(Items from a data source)
··········
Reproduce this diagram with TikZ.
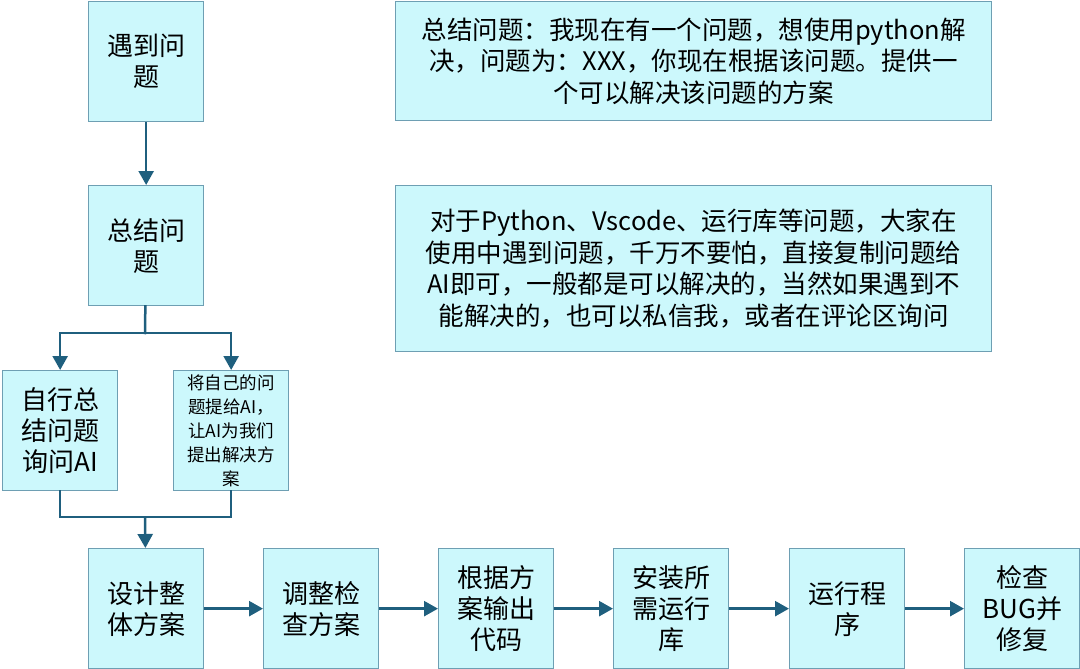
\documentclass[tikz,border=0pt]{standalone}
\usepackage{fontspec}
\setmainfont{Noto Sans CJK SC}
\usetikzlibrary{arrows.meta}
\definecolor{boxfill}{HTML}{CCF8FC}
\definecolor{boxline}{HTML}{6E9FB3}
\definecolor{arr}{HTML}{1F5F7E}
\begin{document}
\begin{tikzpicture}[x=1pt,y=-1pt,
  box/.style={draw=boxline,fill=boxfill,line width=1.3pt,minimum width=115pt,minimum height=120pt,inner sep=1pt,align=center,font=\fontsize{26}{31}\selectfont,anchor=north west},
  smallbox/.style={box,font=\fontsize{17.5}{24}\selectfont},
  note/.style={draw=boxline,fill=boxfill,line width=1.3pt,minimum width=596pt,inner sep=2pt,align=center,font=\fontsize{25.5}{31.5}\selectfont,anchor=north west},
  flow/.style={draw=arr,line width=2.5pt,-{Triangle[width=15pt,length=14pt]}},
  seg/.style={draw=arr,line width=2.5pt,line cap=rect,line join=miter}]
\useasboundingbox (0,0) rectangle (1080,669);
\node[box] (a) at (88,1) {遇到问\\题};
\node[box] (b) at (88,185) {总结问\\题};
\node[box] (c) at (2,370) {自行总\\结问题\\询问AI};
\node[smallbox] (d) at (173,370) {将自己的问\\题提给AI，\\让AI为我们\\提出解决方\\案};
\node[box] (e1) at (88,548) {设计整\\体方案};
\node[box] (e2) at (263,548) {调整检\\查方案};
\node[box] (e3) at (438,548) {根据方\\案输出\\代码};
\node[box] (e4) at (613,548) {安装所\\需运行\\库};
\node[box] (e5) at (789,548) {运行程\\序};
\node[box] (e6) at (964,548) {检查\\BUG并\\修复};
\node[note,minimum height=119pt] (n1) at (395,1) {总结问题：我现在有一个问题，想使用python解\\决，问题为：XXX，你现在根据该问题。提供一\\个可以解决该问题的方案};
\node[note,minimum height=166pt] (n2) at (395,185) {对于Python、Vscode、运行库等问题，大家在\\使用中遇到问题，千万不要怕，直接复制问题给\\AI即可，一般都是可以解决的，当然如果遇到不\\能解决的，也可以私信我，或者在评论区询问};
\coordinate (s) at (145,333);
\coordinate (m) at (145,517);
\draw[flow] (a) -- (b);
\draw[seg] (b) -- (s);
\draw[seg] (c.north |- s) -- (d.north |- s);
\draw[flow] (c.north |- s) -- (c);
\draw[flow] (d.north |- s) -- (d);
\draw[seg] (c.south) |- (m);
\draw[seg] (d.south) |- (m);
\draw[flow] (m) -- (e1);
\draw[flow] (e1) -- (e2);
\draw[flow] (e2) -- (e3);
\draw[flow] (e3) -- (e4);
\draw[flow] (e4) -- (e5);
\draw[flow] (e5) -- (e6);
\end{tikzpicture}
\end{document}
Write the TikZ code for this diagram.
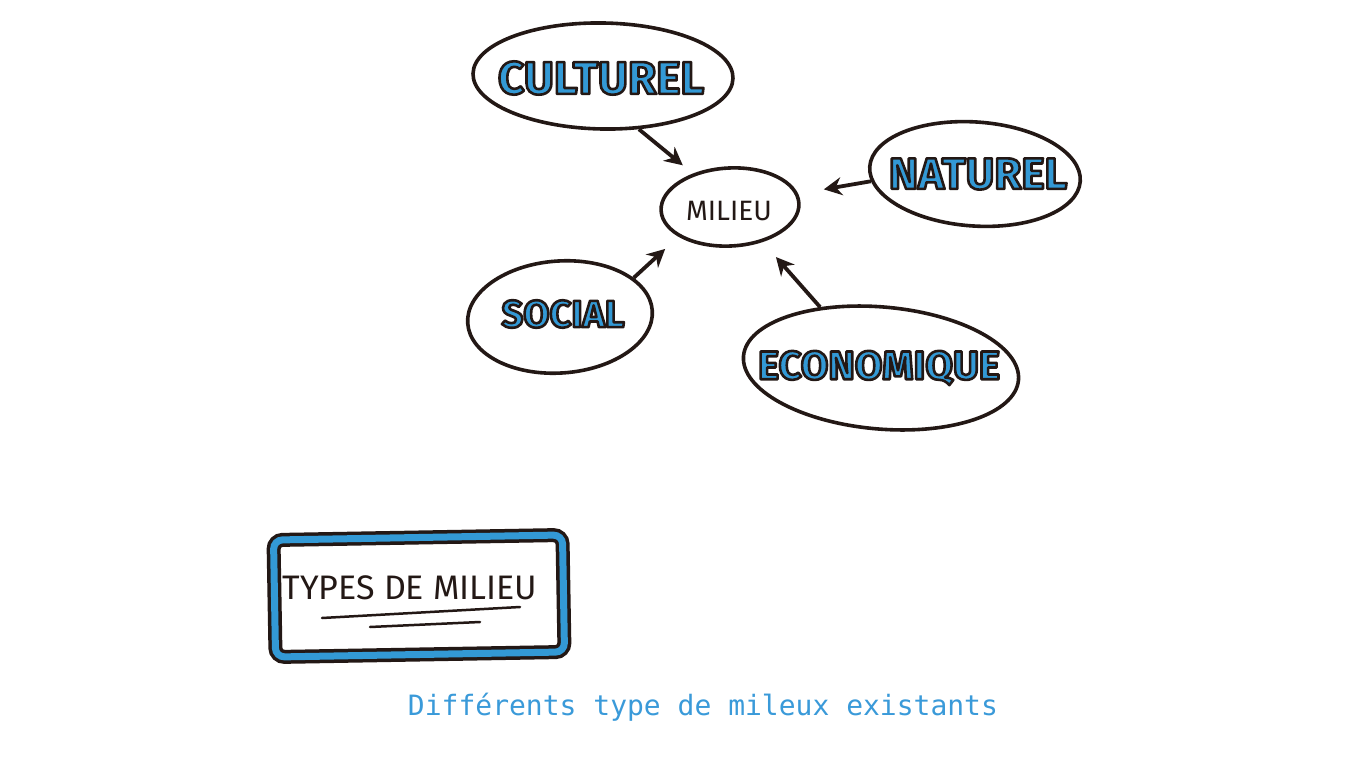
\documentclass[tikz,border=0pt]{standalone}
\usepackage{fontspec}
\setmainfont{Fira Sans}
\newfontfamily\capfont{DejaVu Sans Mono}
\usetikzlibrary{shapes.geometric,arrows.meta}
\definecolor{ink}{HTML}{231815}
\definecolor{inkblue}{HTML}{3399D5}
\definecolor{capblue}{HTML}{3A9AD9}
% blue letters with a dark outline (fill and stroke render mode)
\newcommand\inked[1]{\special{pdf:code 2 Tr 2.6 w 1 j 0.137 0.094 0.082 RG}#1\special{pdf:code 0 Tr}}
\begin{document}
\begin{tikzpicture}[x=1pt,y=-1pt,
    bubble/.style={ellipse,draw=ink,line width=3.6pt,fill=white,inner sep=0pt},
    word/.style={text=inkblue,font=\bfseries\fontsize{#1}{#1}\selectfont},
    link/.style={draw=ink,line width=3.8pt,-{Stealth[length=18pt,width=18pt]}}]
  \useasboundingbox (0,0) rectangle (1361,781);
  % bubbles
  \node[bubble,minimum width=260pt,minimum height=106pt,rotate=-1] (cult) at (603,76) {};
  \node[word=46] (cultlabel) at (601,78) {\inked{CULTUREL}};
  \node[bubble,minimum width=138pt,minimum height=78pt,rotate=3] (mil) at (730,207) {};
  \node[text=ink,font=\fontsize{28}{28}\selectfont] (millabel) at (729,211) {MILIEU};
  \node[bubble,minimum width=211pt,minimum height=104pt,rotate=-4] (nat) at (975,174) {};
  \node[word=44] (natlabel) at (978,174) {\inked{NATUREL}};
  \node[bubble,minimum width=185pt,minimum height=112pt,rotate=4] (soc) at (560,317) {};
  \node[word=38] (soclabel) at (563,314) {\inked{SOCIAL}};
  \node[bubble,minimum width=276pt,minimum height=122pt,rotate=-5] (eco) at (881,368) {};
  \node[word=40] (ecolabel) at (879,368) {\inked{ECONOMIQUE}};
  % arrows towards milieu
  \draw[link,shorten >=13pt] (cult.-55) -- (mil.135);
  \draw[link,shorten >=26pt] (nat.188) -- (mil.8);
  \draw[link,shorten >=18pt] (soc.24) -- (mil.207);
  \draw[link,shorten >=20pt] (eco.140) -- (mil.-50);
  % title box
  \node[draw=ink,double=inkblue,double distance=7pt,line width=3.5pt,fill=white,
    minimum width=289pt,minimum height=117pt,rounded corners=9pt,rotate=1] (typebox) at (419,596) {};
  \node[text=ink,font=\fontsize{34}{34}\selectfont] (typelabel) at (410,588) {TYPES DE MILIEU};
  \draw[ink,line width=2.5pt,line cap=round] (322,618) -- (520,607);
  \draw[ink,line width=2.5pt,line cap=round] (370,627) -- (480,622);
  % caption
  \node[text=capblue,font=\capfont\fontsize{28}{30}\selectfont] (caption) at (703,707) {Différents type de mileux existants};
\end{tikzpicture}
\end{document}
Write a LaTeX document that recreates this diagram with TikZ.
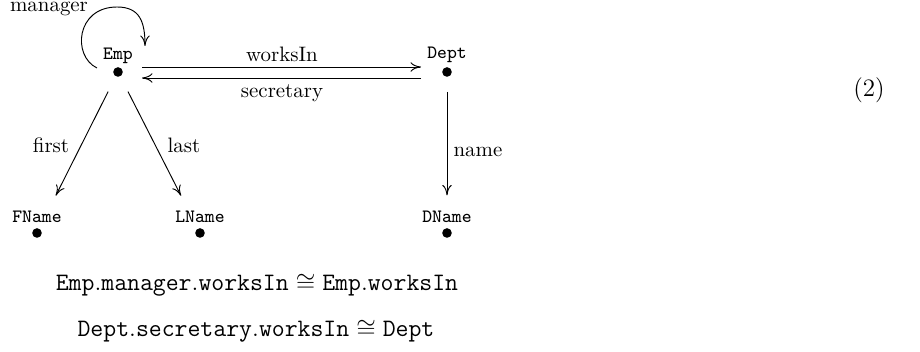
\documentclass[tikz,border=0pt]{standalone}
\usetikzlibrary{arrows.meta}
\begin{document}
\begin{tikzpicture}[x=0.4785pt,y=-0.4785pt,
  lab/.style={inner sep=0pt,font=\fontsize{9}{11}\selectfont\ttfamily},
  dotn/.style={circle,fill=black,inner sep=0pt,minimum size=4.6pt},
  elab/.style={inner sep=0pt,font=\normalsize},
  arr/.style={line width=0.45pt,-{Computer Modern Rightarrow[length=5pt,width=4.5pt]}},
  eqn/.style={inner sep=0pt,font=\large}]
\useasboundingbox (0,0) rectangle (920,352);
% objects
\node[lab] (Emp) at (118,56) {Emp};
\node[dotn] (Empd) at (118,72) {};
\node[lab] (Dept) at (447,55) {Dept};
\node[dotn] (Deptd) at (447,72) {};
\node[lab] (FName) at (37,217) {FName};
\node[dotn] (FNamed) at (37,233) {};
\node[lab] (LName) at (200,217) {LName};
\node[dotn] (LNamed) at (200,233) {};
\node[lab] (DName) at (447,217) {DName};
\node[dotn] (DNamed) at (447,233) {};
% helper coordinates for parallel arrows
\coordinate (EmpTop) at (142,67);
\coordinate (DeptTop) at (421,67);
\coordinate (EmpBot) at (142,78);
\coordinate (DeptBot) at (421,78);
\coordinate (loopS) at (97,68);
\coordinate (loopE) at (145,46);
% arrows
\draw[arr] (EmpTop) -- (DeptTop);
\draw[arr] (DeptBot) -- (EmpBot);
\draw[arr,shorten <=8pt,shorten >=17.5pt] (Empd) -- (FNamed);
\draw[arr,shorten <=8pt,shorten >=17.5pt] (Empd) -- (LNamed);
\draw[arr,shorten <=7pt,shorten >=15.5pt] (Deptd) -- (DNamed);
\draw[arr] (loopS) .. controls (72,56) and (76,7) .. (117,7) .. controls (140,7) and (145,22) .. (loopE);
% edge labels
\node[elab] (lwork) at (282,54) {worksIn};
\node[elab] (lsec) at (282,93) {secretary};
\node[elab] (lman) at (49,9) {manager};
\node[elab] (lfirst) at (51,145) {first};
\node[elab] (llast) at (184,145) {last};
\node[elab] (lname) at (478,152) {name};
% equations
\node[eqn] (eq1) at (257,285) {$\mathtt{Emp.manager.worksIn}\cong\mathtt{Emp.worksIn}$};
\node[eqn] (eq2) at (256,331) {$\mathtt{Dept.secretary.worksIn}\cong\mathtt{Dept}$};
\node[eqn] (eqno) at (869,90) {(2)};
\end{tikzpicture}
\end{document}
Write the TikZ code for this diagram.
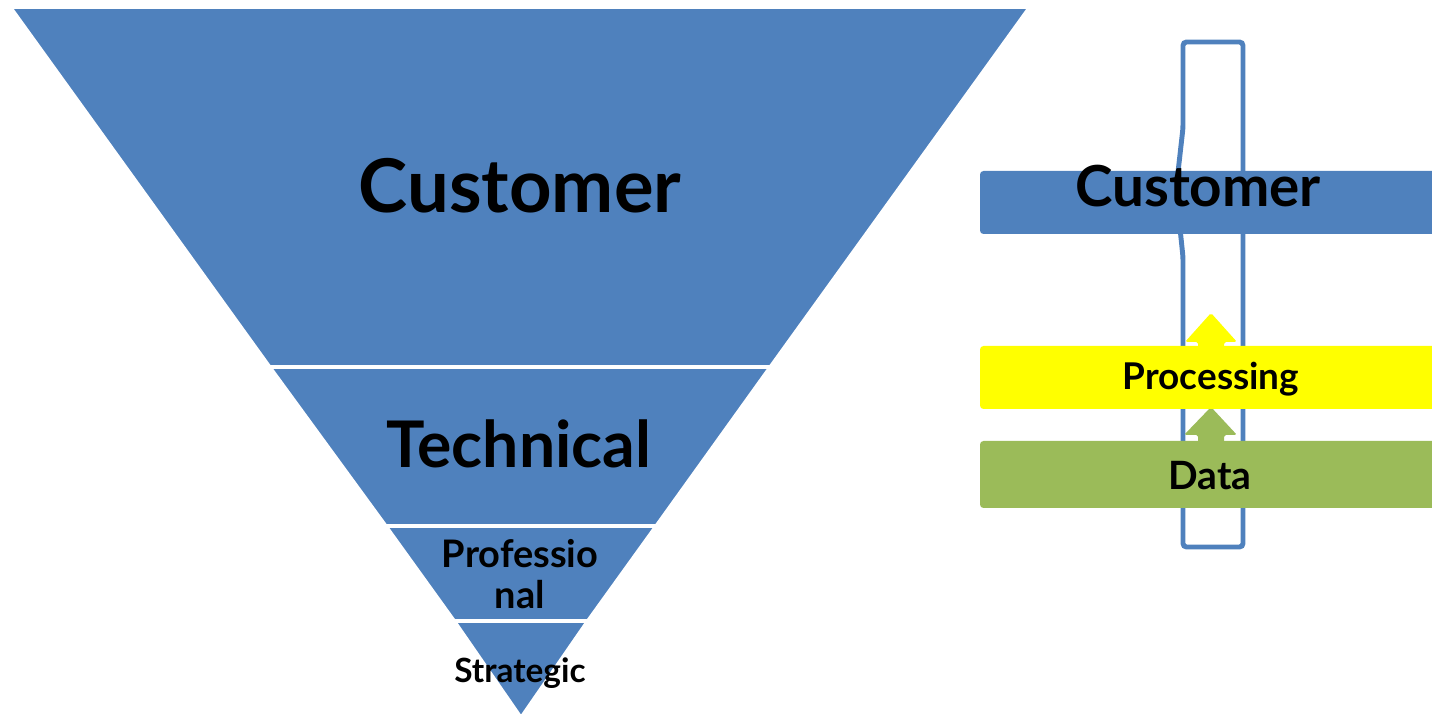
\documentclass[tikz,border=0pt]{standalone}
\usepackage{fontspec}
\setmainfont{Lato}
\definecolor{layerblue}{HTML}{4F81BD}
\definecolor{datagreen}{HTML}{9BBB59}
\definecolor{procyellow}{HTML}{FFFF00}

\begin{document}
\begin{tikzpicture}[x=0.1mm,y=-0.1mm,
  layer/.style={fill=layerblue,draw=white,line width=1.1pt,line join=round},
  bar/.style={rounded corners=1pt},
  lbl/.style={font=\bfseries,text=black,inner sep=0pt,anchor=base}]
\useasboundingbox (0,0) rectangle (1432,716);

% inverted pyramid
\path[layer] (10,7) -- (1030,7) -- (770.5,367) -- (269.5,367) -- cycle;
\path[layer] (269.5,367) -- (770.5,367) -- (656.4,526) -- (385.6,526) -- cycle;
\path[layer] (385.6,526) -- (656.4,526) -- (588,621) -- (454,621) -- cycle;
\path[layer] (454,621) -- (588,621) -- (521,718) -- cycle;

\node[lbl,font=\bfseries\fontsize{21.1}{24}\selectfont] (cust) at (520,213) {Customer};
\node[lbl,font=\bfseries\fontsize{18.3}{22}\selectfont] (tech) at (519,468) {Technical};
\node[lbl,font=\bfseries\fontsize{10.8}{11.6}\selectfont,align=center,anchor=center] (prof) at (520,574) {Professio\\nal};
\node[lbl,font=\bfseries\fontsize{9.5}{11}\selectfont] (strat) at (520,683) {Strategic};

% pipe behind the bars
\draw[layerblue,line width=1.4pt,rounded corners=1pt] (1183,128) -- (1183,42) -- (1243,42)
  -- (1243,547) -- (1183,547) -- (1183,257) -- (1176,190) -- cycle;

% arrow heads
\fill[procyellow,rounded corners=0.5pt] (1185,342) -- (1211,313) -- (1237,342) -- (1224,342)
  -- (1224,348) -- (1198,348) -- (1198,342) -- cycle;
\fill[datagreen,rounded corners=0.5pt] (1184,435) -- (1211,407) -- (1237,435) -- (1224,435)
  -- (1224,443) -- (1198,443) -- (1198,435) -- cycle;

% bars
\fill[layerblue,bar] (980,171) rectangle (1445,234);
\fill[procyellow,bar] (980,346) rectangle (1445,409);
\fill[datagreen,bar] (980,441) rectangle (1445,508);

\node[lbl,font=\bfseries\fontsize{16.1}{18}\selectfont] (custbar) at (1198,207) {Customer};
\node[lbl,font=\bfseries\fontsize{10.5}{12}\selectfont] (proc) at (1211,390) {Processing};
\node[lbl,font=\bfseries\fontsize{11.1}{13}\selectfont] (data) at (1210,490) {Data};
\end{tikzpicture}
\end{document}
··········
### Do this
Pick out the lines containing the string "with".

### Exercise output
Reproduce this diagram with TikZ.
% blue letters with a dark outline (fill and stroke render mode)
Write a LaTeX document that recreates this diagram with TikZ.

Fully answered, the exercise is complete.